▶ [Dataset content]
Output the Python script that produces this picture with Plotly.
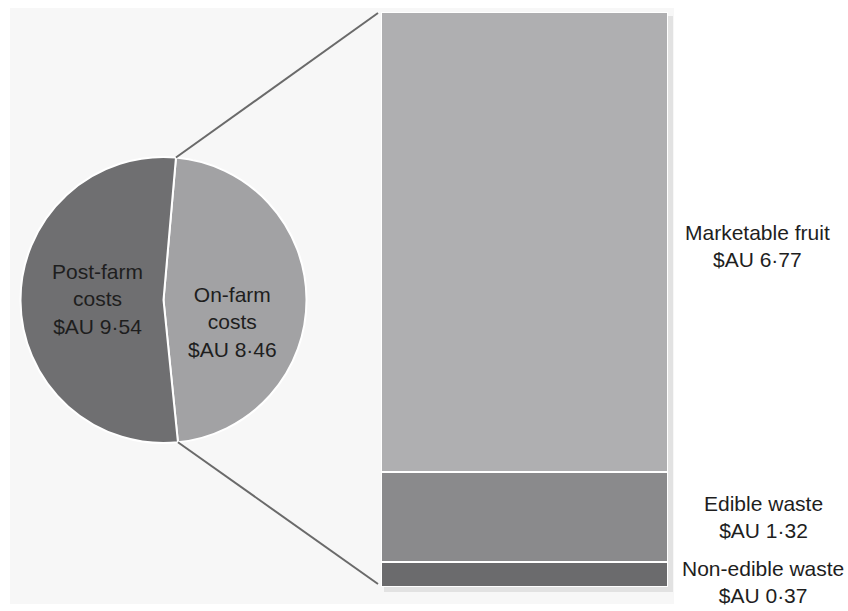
import math
import plotly.graph_objects as go

# ---- data ----
pie_labels = ["On-farm costs", "Post-farm costs"]
pie_values = [8.46, 9.54]
pie_text = ["On-farm<br>costs<br>$AU 8·46", "Post-farm<br>costs<br>$AU 9·54"]

bar_labels = ["Non-edible waste", "Edible waste", "Marketable fruit"]
bar_values = [0.37, 1.32, 6.77]
bar_text = ["Non-edible waste<br>$AU 0·37", "Edible waste<br>$AU 1·32", "Marketable fruit<br>$AU 6·77"]

# ---- styles ----
W, H = 848, 611
FONT = "Liberation Sans, Arial, sans-serif"
TXT = "#1e1e1e"
pie_colors = ["#a2a2a4", "#6f6f71"]
bar_colors = ["#6b6b6d", "#8a8a8c", "#afafb1"]

cx, cy, r = 163.5, 300.0, 143.0           # pie centre / radius (px)
rotation = 5
bl, br, bt, bb = 381.0, 668.0, 12.0, 587.0  # bar box (px)


def px(x):
    return x / W


def py(y):
    return 1 - y / H


fig = go.Figure()

fig.add_trace(go.Pie(
    labels=pie_labels, values=pie_values, sort=False, direction="clockwise",
    rotation=rotation, textinfo="none", hoverinfo="label+value",
    marker=dict(colors=pie_colors, line=dict(color="white", width=2)),
    domain=dict(x=[px(cx - r), px(cx + r)], y=[py(cy + r), py(cy - r)]),
    showlegend=False,
))

for lab, val, col in zip(bar_labels, bar_values, bar_colors):
    fig.add_trace(go.Bar(
        x=[0], y=[val], width=1, name=lab, marker=dict(color=col, line=dict(color="white", width=2)),
        showlegend=False, hoverinfo="name+y",
    ))

total_bar = sum(bar_values)
pie_total = sum(pie_values)

shapes = [
    dict(type="rect", xref="paper", yref="paper", x0=px(10), x1=px(674), y0=py(604), y1=py(8),
         fillcolor="#f7f7f7", line=dict(width=0), layer="below"),
    dict(type="rect", xref="paper", yref="paper", x0=px(bl + 3), x1=px(br + 5), y0=py(bb + 5), y1=py(bt + 4),
         fillcolor="#e2e2e2", line=dict(width=0), layer="below"),
]

# connector lines from the on-farm slice edges to the bar corners
a_top = math.radians(rotation)
a_bot = math.radians(rotation + 360 * pie_values[0] / pie_total)
for a, ty in [(a_top, bt + 1), (a_bot, bb - 3)]:
    x0 = cx + r * math.sin(a)
    y0 = cy - r * math.cos(a)
    shapes.append(dict(type="line", xref="paper", yref="paper", x0=px(x0), y0=py(y0),
                       x1=px(bl - 3), y1=py(ty), line=dict(color="#6a6a6a", width=2), layer="above"))

annotations = []
# pie labels
pie_pos = [(232, 322), (97, 299)]
for t, (x, y) in zip(pie_text, pie_pos):
    annotations.append(dict(text=t, x=px(x), y=py(y), xref="paper", yref="paper", showarrow=False,
                            xanchor="center", yanchor="middle", font=dict(family=FONT, size=21, color=TXT)))

# bar labels
cum = 0
label_x = [763, 763, 757]
label_shift = [-8, 0, -4]
for t, v, lx, sh in zip(bar_text, bar_values, label_x, label_shift):
    mid = cum + v / 2
    cum += v
    annotations.append(dict(text=t, x=px(lx), y=mid, xref="paper", yref="y", yshift=sh, showarrow=False,
                            xanchor="center", yanchor="middle", font=dict(family=FONT, size=21, color=TXT)))

fig.update_layout(
    width=W, height=H, margin=dict(l=0, r=0, t=0, b=0),
    paper_bgcolor="white", plot_bgcolor="rgba(0,0,0,0)",
    barmode="stack", bargap=0,
    xaxis=dict(domain=[px(bl), px(br)], range=[-0.5, 0.5], visible=False, fixedrange=True),
    yaxis=dict(domain=[py(bb), py(bt)], range=[0, total_bar], visible=False, fixedrange=True),
    shapes=shapes, annotations=annotations,
)

fig.write_html("out.html")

▶ [Problem]
Pictures are excluded; output everything else in the data verbatim.

▶ [Result for this exercise]
Output the Python script that produces this picture with Plotly.
import math
import plotly.graph_objects as go

# ---- data ----
pie_labels = ["On-farm costs", "Post-farm costs"]
pie_values = [8.46, 9.54]
pie_text = ["On-farm<br>costs<br>$AU 8·46", "Post-farm<br>costs<br>$AU 9·54"]

bar_labels = ["Non-edible waste", "Edible waste", "Marketable fruit"]
bar_values = [0.37, 1.32, 6.77]
bar_text = ["Non-edible waste<br>$AU 0·37", "Edible waste<br>$AU 1·32", "Marketable fruit<br>$AU 6·77"]

# ---- styles ----
W, H = 848, 611
FONT = "Liberation Sans, Arial, sans-serif"
TXT = "#1e1e1e"
pie_colors = ["#a2a2a4", "#6f6f71"]
bar_colors = ["#6b6b6d", "#8a8a8c", "#afafb1"]

cx, cy, r = 163.5, 300.0, 143.0           # pie centre / radius (px)
rotation = 5
bl, br, bt, bb = 381.0, 668.0, 12.0, 587.0  # bar box (px)


def px(x):
    return x / W


def py(y):
    return 1 - y / H


fig = go.Figure()

fig.add_trace(go.Pie(
    labels=pie_labels, values=pie_values, sort=False, direction="clockwise",
    rotation=rotation, textinfo="none", hoverinfo="label+value",
    marker=dict(colors=pie_colors, line=dict(color="white", width=2)),
    domain=dict(x=[px(cx - r), px(cx + r)], y=[py(cy + r), py(cy - r)]),
    showlegend=False,
))

for lab, val, col in zip(bar_labels, bar_values, bar_colors):
    fig.add_trace(go.Bar(
        x=[0], y=[val], width=1, name=lab, marker=dict(color=col, line=dict(color="white", width=2)),
        showlegend=False, hoverinfo="name+y",
    ))

total_bar = sum(bar_values)
pie_total = sum(pie_values)

shapes = [
    dict(type="rect", xref="paper", yref="paper", x0=px(10), x1=px(674), y0=py(604), y1=py(8),
         fillcolor="#f7f7f7", line=dict(width=0), layer="below"),
    dict(type="rect", xref="paper", yref="paper", x0=px(bl + 3), x1=px(br + 5), y0=py(bb + 5), y1=py(bt + 4),
         fillcolor="#e2e2e2", line=dict(width=0), layer="below"),
]

# connector lines from the on-farm slice edges to the bar corners
a_top = math.radians(rotation)
a_bot = math.radians(rotation + 360 * pie_values[0] / pie_total)
for a, ty in [(a_top, bt + 1), (a_bot, bb - 3)]:
    x0 = cx + r * math.sin(a)
    y0 = cy - r * math.cos(a)
    shapes.append(dict(type="line", xref="paper", yref="paper", x0=px(x0), y0=py(y0),
                       x1=px(bl - 3), y1=py(ty), line=dict(color="#6a6a6a", width=2), layer="above"))

annotations = []
# pie labels
pie_pos = [(232, 322), (97, 299)]
for t, (x, y) in zip(pie_text, pie_pos):
    annotations.append(dict(text=t, x=px(x), y=py(y), xref="paper", yref="paper", showarrow=False,
                            xanchor="center", yanchor="middle", font=dict(family=FONT, size=21, color=TXT)))

# bar labels
cum = 0
label_x = [763, 763, 757]
label_shift = [-8, 0, -4]
for t, v, lx, sh in zip(bar_text, bar_values, label_x, label_shift):
    mid = cum + v / 2
    cum += v
    annotations.append(dict(text=t, x=px(lx), y=mid, xref="paper", yref="y", yshift=sh, showarrow=False,
                            xanchor="center", yanchor="middle", font=dict(family=FONT, size=21, color=TXT)))

fig.update_layout(
    width=W, height=H, margin=dict(l=0, r=0, t=0, b=0),
    paper_bgcolor="white", plot_bgcolor="rgba(0,0,0,0)",
    barmode="stack", bargap=0,
    xaxis=dict(domain=[px(bl), px(br)], range=[-0.5, 0.5], visible=False, fixedrange=True),
    yaxis=dict(domain=[py(bb), py(bt)], range=[0, total_bar], visible=False, fixedrange=True),
    shapes=shapes, annotations=annotations,
)

fig.write_html("out.html")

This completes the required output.